Beginning with the first line of the data below, extract each line up to and including the one containing "ax.set_ylabel('CASOS', fontsize=16, fontweight='bold')". Copy them exactly and add nothing.
:::
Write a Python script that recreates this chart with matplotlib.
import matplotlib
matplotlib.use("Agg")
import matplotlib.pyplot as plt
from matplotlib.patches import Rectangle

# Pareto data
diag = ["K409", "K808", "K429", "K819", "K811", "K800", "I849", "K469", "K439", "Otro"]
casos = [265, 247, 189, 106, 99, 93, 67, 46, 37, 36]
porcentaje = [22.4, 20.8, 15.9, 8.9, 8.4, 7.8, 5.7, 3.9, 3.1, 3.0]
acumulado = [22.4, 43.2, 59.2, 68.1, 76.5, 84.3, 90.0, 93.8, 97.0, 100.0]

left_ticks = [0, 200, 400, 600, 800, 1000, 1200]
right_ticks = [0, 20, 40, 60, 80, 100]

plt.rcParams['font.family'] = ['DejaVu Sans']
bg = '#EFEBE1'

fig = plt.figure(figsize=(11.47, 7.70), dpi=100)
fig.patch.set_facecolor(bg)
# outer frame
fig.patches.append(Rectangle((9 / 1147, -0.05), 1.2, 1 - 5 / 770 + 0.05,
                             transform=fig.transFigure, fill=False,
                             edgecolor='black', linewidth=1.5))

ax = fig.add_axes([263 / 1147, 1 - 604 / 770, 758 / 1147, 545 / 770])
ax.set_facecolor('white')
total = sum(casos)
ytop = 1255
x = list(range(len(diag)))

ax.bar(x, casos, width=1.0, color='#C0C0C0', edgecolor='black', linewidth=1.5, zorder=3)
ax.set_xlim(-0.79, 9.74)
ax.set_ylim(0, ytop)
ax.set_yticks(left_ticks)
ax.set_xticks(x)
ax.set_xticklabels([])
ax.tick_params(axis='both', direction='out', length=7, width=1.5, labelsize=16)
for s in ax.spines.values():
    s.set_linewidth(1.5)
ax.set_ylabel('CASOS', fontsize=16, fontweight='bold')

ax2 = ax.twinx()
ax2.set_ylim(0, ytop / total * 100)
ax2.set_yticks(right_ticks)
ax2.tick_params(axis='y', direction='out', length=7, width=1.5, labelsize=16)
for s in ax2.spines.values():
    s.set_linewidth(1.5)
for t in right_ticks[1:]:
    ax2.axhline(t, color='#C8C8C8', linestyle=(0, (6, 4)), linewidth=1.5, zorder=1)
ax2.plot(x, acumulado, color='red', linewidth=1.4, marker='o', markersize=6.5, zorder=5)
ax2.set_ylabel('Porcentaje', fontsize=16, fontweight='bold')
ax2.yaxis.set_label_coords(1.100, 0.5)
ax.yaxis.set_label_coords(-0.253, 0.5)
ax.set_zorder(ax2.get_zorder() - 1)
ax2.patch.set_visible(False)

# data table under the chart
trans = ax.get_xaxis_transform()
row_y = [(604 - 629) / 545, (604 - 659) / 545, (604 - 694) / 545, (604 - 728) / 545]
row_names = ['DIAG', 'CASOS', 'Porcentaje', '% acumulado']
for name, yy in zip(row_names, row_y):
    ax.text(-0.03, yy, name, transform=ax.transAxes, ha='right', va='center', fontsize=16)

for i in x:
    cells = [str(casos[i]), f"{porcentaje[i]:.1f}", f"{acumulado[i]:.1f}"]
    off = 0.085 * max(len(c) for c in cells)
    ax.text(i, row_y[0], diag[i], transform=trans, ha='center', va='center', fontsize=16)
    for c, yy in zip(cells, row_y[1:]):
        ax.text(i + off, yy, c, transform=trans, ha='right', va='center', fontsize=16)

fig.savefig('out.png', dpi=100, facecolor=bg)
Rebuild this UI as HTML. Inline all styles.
:::
◆ **Full output**:
Write a Python script that recreates this chart with matplotlib.
import matplotlib
matplotlib.use("Agg")
import matplotlib.pyplot as plt
from matplotlib.patches import Rectangle

# Pareto data
diag = ["K409", "K808", "K429", "K819", "K811", "K800", "I849", "K469", "K439", "Otro"]
casos = [265, 247, 189, 106, 99, 93, 67, 46, 37, 36]
porcentaje = [22.4, 20.8, 15.9, 8.9, 8.4, 7.8, 5.7, 3.9, 3.1, 3.0]
acumulado = [22.4, 43.2, 59.2, 68.1, 76.5, 84.3, 90.0, 93.8, 97.0, 100.0]

left_ticks = [0, 200, 400, 600, 800, 1000, 1200]
right_ticks = [0, 20, 40, 60, 80, 100]

plt.rcParams['font.family'] = ['DejaVu Sans']
bg = '#EFEBE1'

fig = plt.figure(figsize=(11.47, 7.70), dpi=100)
fig.patch.set_facecolor(bg)
# outer frame
fig.patches.append(Rectangle((9 / 1147, -0.05), 1.2, 1 - 5 / 770 + 0.05,
                             transform=fig.transFigure, fill=False,
                             edgecolor='black', linewidth=1.5))

ax = fig.add_axes([263 / 1147, 1 - 604 / 770, 758 / 1147, 545 / 770])
ax.set_facecolor('white')
total = sum(casos)
ytop = 1255
x = list(range(len(diag)))

ax.bar(x, casos, width=1.0, color='#C0C0C0', edgecolor='black', linewidth=1.5, zorder=3)
ax.set_xlim(-0.79, 9.74)
ax.set_ylim(0, ytop)
ax.set_yticks(left_ticks)
ax.set_xticks(x)
ax.set_xticklabels([])
ax.tick_params(axis='both', direction='out', length=7, width=1.5, labelsize=16)
for s in ax.spines.values():
    s.set_linewidth(1.5)
ax.set_ylabel('CASOS', fontsize=16, fontweight='bold')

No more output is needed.